▶ Stated goal
Return only the lines from the top of the data down to the one that holds "minimum width=160pt, minimum", both included, without any pictures.
******
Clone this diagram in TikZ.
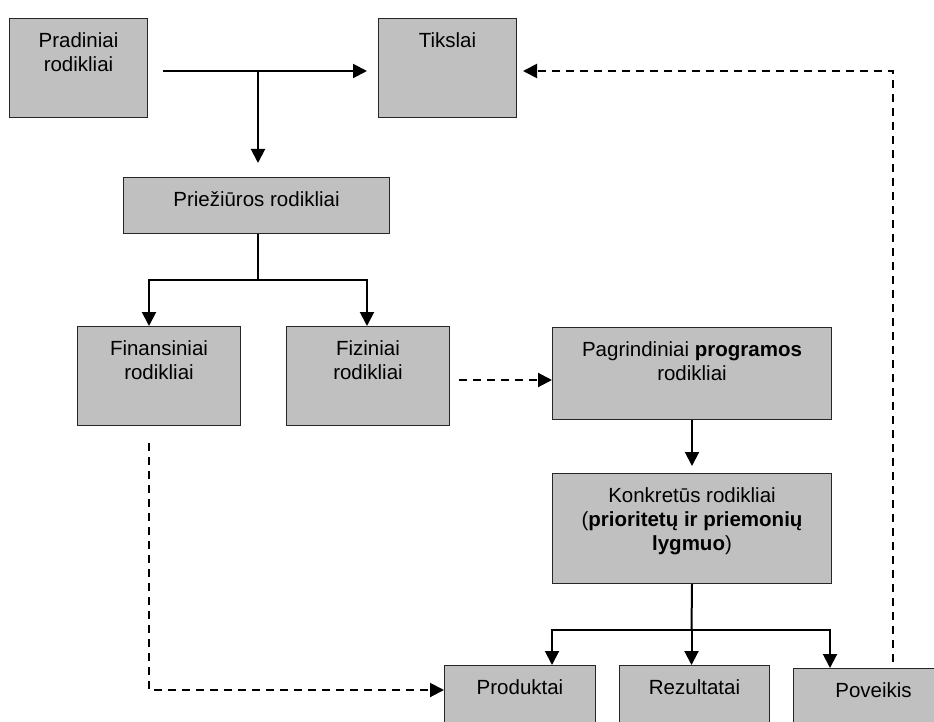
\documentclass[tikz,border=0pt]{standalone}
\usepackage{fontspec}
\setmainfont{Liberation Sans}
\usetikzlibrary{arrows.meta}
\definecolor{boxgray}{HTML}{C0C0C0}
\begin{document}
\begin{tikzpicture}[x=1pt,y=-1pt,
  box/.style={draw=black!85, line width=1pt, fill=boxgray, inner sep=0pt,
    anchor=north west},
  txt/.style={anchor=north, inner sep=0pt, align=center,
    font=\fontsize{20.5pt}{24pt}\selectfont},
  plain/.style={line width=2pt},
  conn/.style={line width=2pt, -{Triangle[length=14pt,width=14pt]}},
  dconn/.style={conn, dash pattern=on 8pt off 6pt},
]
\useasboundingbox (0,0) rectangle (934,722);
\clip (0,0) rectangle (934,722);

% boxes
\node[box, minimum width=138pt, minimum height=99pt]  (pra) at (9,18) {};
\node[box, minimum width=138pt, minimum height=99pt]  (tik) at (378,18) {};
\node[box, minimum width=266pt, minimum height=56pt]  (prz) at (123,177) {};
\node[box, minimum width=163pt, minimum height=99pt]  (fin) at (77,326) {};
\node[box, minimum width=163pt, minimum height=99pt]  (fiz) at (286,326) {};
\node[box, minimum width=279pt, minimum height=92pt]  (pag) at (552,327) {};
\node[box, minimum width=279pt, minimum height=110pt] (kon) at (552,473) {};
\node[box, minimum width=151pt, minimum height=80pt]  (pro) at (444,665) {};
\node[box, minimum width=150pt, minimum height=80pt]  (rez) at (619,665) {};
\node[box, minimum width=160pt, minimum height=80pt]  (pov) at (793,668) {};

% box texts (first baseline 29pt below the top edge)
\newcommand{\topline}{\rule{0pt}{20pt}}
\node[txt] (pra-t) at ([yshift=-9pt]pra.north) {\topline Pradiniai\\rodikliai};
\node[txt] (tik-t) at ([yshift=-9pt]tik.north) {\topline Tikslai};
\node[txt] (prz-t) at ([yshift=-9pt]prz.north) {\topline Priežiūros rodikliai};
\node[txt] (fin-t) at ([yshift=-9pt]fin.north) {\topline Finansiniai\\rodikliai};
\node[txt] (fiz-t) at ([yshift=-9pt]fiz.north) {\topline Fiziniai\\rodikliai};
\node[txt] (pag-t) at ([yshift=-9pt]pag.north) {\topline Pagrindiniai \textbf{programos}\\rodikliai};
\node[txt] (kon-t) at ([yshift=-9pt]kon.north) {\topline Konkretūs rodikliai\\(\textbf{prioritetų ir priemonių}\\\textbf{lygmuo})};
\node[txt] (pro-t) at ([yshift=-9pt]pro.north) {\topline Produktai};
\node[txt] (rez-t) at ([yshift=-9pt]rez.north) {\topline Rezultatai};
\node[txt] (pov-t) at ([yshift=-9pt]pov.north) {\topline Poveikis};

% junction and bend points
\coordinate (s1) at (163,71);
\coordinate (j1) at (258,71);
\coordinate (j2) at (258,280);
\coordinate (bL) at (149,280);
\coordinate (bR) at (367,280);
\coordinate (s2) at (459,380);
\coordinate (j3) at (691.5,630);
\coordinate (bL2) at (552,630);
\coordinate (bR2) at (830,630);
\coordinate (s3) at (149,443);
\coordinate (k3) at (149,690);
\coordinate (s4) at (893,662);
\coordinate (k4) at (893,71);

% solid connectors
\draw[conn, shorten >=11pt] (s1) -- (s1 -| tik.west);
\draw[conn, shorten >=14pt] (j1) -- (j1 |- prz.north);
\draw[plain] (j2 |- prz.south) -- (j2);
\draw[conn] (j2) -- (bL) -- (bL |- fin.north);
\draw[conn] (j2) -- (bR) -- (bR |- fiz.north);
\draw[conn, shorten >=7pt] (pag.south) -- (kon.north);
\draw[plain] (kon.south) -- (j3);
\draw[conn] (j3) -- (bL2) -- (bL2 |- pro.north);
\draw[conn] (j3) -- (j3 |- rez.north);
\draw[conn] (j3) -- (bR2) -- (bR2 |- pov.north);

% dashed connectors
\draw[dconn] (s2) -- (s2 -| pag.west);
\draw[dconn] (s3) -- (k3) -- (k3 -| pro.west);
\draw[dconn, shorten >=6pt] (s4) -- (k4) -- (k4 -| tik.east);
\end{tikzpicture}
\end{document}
******
▶ Task answer
Clone this diagram in TikZ.
\documentclass[tikz,border=0pt]{standalone}
\usepackage{fontspec}
\setmainfont{Liberation Sans}
\usetikzlibrary{arrows.meta}
\definecolor{boxgray}{HTML}{C0C0C0}
\begin{document}
\begin{tikzpicture}[x=1pt,y=-1pt,
  box/.style={draw=black!85, line width=1pt, fill=boxgray, inner sep=0pt,
    anchor=north west},
  txt/.style={anchor=north, inner sep=0pt, align=center,
    font=\fontsize{20.5pt}{24pt}\selectfont},
  plain/.style={line width=2pt},
  conn/.style={line width=2pt, -{Triangle[length=14pt,width=14pt]}},
  dconn/.style={conn, dash pattern=on 8pt off 6pt},
]
\useasboundingbox (0,0) rectangle (934,722);
\clip (0,0) rectangle (934,722);

% boxes
\node[box, minimum width=138pt, minimum height=99pt]  (pra) at (9,18) {};
\node[box, minimum width=138pt, minimum height=99pt]  (tik) at (378,18) {};
\node[box, minimum width=266pt, minimum height=56pt]  (prz) at (123,177) {};
\node[box, minimum width=163pt, minimum height=99pt]  (fin) at (77,326) {};
\node[box, minimum width=163pt, minimum height=99pt]  (fiz) at (286,326) {};
\node[box, minimum width=279pt, minimum height=92pt]  (pag) at (552,327) {};
\node[box, minimum width=279pt, minimum height=110pt] (kon) at (552,473) {};
\node[box, minimum width=151pt, minimum height=80pt]  (pro) at (444,665) {};
\node[box, minimum width=150pt, minimum height=80pt]  (rez) at (619,665) {};
\node[box, minimum width=160pt, minimum height=80pt]  (pov) at (793,668) {};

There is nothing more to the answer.